> [Exercise]:
Copy the records below exactly, omitting any pictures they contain.

> [Data rows]:
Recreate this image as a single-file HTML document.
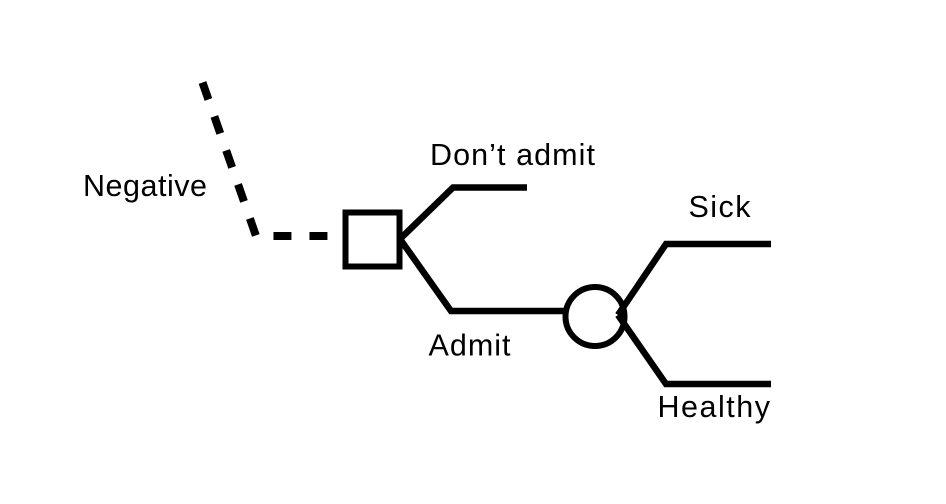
<!DOCTYPE html>
<html>
<head>
<meta charset="utf-8">
<style>
  html, body { margin: 0; padding: 0; background: #ffffff; }
  body { width: 946px; height: 504px; overflow: hidden; }
  svg { display: block; }
  text { font-family: "Liberation Sans", "Helvetica", "Arial", sans-serif; font-size: 30.5px; fill: #000; }
</style>
</head>
<body>
<svg width="946" height="504" viewBox="0 0 946 504" xmlns="http://www.w3.org/2000/svg">
  <rect x="0" y="0" width="946" height="504" fill="#ffffff"/>

  <!-- dashed incoming branch -->
  <path d="M202.5 82.5 L256 236 L328 236" fill="none" stroke="#000" stroke-width="8" stroke-dasharray="18 18" stroke-linecap="butt" stroke-linejoin="miter"/>

  <!-- decision node -->
  <rect x="345.5" y="212.5" width="54" height="54" fill="#fff" stroke="#000" stroke-width="6"/>

  <!-- decision branches -->
  <polyline points="400,239 453,187.5 527,187.5" fill="none" stroke="#000" stroke-width="6.5" stroke-linejoin="miter"/>
  <polyline points="400,239 451,311 565,311" fill="none" stroke="#000" stroke-width="6.5" stroke-linejoin="miter"/>

  <!-- chance node -->
  <circle cx="595" cy="316.5" r="29.5" fill="#fff" stroke="#000" stroke-width="6"/>

  <!-- chance branches -->
  <polyline points="618,315 666,244 771,244" fill="none" stroke="#000" stroke-width="6.5" stroke-linejoin="miter"/>
  <polyline points="618,315 666,384 771,384" fill="none" stroke="#000" stroke-width="6.5" stroke-linejoin="miter"/>

  <!-- labels -->
  <text x="83" y="196" textLength="124" lengthAdjust="spacing">Negative</text>
  <text x="430" y="165" textLength="165" lengthAdjust="spacing">Don’t admit</text>
  <text x="428.5" y="355.5" textLength="82" lengthAdjust="spacing">Admit</text>
  <text x="688.5" y="217" textLength="62" lengthAdjust="spacing">Sick</text>
  <text x="657.5" y="417" textLength="112.5" lengthAdjust="spacing">Healthy</text>
</svg>
</body>
</html>
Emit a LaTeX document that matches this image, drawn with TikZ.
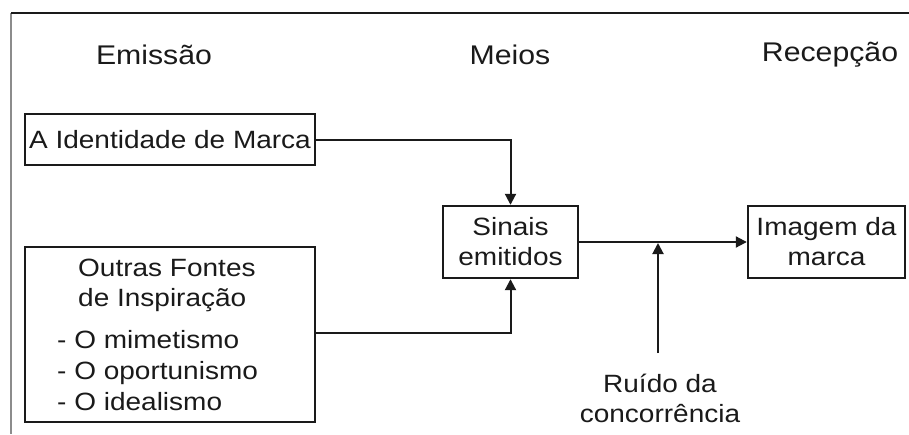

> [Solution]:
Recreate this image as a single-file HTML document.
<!DOCTYPE html>
<html>
<head>
<meta charset="utf-8">
<style>
  html, body { margin: 0; padding: 0; background: #ffffff; }
  body { width: 946px; height: 504px; overflow: hidden; }
  svg { display: block; }
  text { font-family: "Liberation Sans", "Helvetica", "Arial", sans-serif; font-size: 30.5px; fill: #000; }
</style>
</head>
<body>
<svg width="946" height="504" viewBox="0 0 946 504" xmlns="http://www.w3.org/2000/svg">
  <rect x="0" y="0" width="946" height="504" fill="#ffffff"/>

  <!-- dashed incoming branch -->
  <path d="M202.5 82.5 L256 236 L328 236" fill="none" stroke="#000" stroke-width="8" stroke-dasharray="18 18" stroke-linecap="butt" stroke-linejoin="miter"/>

  <!-- decision node -->
  <rect x="345.5" y="212.5" width="54" height="54" fill="#fff" stroke="#000" stroke-width="6"/>

  <!-- decision branches -->
  <polyline points="400,239 453,187.5 527,187.5" fill="none" stroke="#000" stroke-width="6.5" stroke-linejoin="miter"/>
  <polyline points="400,239 451,311 565,311" fill="none" stroke="#000" stroke-width="6.5" stroke-linejoin="miter"/>

  <!-- chance node -->
  <circle cx="595" cy="316.5" r="29.5" fill="#fff" stroke="#000" stroke-width="6"/>

  <!-- chance branches -->
  <polyline points="618,315 666,244 771,244" fill="none" stroke="#000" stroke-width="6.5" stroke-linejoin="miter"/>
  <polyline points="618,315 666,384 771,384" fill="none" stroke="#000" stroke-width="6.5" stroke-linejoin="miter"/>

  <!-- labels -->
  <text x="83" y="196" textLength="124" lengthAdjust="spacing">Negative</text>
  <text x="430" y="165" textLength="165" lengthAdjust="spacing">Don’t admit</text>
  <text x="428.5" y="355.5" textLength="82" lengthAdjust="spacing">Admit</text>
  <text x="688.5" y="217" textLength="62" lengthAdjust="spacing">Sick</text>
  <text x="657.5" y="417" textLength="112.5" lengthAdjust="spacing">Healthy</text>
</svg>
</body>
</html>
Emit a LaTeX document that matches this image, drawn with TikZ.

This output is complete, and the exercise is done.